Exercise details: Exactly retype the lines from the top of the data through the line containing "let valueColors = ['#f2f0a8', '#333', '#333']", leaving out every picture.

Dataset excerpt:
═══
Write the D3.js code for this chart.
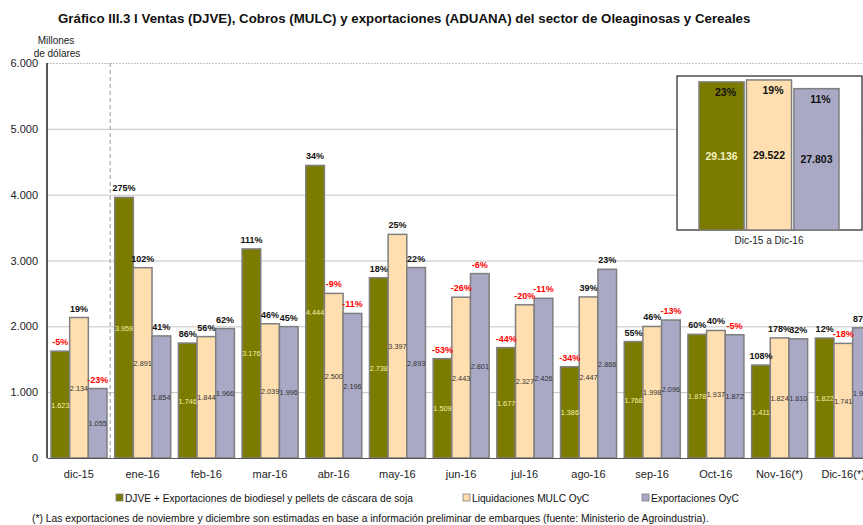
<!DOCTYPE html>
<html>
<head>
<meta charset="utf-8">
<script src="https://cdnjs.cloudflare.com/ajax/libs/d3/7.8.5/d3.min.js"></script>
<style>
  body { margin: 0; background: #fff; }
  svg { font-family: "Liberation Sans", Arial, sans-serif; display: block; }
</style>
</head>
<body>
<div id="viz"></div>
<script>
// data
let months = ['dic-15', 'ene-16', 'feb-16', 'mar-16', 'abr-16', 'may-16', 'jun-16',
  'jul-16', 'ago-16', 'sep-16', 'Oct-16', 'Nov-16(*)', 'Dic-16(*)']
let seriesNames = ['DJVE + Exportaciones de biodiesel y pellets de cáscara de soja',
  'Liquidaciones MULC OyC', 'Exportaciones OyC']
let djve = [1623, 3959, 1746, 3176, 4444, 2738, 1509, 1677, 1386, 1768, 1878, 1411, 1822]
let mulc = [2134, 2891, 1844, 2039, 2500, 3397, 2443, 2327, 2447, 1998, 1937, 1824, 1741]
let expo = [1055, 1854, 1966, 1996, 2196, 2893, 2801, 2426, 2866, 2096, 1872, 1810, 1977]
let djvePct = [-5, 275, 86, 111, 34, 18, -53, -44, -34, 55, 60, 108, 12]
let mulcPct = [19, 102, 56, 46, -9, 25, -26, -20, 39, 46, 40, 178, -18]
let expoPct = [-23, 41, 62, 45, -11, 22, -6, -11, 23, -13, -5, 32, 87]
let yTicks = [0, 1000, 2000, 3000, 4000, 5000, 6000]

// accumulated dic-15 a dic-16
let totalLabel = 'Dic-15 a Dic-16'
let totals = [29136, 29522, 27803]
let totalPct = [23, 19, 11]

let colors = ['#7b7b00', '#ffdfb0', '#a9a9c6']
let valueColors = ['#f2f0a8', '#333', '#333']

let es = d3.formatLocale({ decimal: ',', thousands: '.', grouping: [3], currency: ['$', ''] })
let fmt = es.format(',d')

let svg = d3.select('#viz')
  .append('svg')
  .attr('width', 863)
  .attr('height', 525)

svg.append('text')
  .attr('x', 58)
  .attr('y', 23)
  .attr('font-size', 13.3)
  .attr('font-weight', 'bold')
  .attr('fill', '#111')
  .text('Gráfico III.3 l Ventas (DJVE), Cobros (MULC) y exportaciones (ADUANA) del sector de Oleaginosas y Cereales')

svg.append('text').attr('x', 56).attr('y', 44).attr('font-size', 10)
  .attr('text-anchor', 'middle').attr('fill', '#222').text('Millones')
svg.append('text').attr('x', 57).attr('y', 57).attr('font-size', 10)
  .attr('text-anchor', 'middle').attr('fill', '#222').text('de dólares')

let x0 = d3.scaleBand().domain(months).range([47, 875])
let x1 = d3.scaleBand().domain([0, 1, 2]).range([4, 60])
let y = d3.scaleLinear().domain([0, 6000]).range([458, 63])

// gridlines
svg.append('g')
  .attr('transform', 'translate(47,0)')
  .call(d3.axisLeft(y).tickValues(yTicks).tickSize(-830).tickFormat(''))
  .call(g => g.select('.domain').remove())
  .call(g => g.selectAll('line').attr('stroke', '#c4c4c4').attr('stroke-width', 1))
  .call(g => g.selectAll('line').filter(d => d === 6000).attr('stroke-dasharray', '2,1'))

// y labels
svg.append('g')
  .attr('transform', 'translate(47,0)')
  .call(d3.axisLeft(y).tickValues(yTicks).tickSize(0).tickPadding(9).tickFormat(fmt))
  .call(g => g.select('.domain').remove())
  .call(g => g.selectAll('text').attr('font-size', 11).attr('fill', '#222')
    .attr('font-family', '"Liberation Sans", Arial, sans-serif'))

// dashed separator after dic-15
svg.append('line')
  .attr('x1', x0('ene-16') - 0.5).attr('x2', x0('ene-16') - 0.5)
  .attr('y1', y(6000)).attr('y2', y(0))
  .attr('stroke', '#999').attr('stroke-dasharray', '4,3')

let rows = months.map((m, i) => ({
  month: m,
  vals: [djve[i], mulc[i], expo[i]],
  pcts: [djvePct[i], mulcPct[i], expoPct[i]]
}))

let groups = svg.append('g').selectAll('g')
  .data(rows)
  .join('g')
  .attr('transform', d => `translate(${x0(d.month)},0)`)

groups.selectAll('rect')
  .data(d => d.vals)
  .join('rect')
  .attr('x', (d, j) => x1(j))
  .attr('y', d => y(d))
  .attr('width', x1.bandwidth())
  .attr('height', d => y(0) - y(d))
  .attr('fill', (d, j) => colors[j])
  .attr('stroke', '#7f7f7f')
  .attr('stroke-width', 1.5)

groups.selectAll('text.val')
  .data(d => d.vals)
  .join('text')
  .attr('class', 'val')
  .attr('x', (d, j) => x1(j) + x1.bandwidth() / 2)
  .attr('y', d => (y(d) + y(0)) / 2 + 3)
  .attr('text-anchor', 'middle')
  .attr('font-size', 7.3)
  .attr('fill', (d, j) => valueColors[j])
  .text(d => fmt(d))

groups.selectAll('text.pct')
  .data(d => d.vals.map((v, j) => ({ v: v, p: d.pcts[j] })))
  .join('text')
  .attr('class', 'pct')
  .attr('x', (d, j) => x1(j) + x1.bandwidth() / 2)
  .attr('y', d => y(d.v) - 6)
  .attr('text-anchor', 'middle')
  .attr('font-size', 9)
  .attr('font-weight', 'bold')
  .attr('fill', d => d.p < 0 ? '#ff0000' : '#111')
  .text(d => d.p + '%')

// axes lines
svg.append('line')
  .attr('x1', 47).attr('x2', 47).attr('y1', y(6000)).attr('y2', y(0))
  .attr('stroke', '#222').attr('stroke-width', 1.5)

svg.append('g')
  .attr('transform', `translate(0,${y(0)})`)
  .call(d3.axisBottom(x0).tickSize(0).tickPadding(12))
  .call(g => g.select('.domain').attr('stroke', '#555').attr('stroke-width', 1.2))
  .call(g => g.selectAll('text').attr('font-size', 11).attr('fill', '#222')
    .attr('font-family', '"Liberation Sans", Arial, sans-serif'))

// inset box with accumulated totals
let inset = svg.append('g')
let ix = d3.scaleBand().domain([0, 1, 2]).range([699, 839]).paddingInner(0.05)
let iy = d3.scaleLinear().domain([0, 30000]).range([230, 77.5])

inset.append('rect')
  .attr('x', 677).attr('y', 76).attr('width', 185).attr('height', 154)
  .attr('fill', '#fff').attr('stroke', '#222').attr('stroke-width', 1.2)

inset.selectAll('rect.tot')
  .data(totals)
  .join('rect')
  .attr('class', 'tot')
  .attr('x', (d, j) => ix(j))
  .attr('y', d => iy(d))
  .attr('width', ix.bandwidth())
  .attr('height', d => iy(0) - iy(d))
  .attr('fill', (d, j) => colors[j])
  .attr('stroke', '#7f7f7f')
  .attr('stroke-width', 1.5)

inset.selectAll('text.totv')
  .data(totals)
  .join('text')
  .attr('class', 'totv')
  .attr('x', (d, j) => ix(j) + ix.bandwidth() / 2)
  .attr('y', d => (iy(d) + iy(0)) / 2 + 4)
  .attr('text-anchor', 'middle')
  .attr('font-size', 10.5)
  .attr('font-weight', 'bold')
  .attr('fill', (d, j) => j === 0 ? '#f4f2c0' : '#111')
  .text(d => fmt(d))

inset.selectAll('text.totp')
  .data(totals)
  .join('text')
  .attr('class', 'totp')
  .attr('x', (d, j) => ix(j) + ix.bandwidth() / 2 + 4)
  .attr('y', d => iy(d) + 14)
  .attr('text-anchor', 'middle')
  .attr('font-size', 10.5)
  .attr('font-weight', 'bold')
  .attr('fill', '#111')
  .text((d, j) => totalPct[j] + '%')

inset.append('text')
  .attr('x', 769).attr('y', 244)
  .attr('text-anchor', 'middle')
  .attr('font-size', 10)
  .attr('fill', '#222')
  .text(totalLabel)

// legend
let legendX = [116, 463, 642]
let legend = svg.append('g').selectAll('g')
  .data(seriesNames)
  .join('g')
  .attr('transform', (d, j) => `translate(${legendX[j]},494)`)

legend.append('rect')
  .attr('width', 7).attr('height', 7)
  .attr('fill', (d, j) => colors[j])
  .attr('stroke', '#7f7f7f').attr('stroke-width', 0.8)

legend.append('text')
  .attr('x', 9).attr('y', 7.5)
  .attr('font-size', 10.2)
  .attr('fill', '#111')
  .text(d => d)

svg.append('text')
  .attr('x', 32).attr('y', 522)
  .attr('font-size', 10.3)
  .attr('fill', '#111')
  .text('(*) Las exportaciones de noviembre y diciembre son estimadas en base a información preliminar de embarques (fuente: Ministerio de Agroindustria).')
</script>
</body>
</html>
═══
Correct answer:
Write the D3.js code for this chart.
<!DOCTYPE html>
<html>
<head>
<meta charset="utf-8">
<script src="https://cdnjs.cloudflare.com/ajax/libs/d3/7.8.5/d3.min.js"></script>
<style>
  body { margin: 0; background: #fff; }
  svg { font-family: "Liberation Sans", Arial, sans-serif; display: block; }
</style>
</head>
<body>
<div id="viz"></div>
<script>
// data
let months = ['dic-15', 'ene-16', 'feb-16', 'mar-16', 'abr-16', 'may-16', 'jun-16',
  'jul-16', 'ago-16', 'sep-16', 'Oct-16', 'Nov-16(*)', 'Dic-16(*)']
let seriesNames = ['DJVE + Exportaciones de biodiesel y pellets de cáscara de soja',
  'Liquidaciones MULC OyC', 'Exportaciones OyC']
let djve = [1623, 3959, 1746, 3176, 4444, 2738, 1509, 1677, 1386, 1768, 1878, 1411, 1822]
let mulc = [2134, 2891, 1844, 2039, 2500, 3397, 2443, 2327, 2447, 1998, 1937, 1824, 1741]
let expo = [1055, 1854, 1966, 1996, 2196, 2893, 2801, 2426, 2866, 2096, 1872, 1810, 1977]
let djvePct = [-5, 275, 86, 111, 34, 18, -53, -44, -34, 55, 60, 108, 12]
let mulcPct = [19, 102, 56, 46, -9, 25, -26, -20, 39, 46, 40, 178, -18]
let expoPct = [-23, 41, 62, 45, -11, 22, -6, -11, 23, -13, -5, 32, 87]
let yTicks = [0, 1000, 2000, 3000, 4000, 5000, 6000]

// accumulated dic-15 a dic-16
let totalLabel = 'Dic-15 a Dic-16'
let totals = [29136, 29522, 27803]
let totalPct = [23, 19, 11]

let colors = ['#7b7b00', '#ffdfb0', '#a9a9c6']
let valueColors = ['#f2f0a8', '#333', '#333']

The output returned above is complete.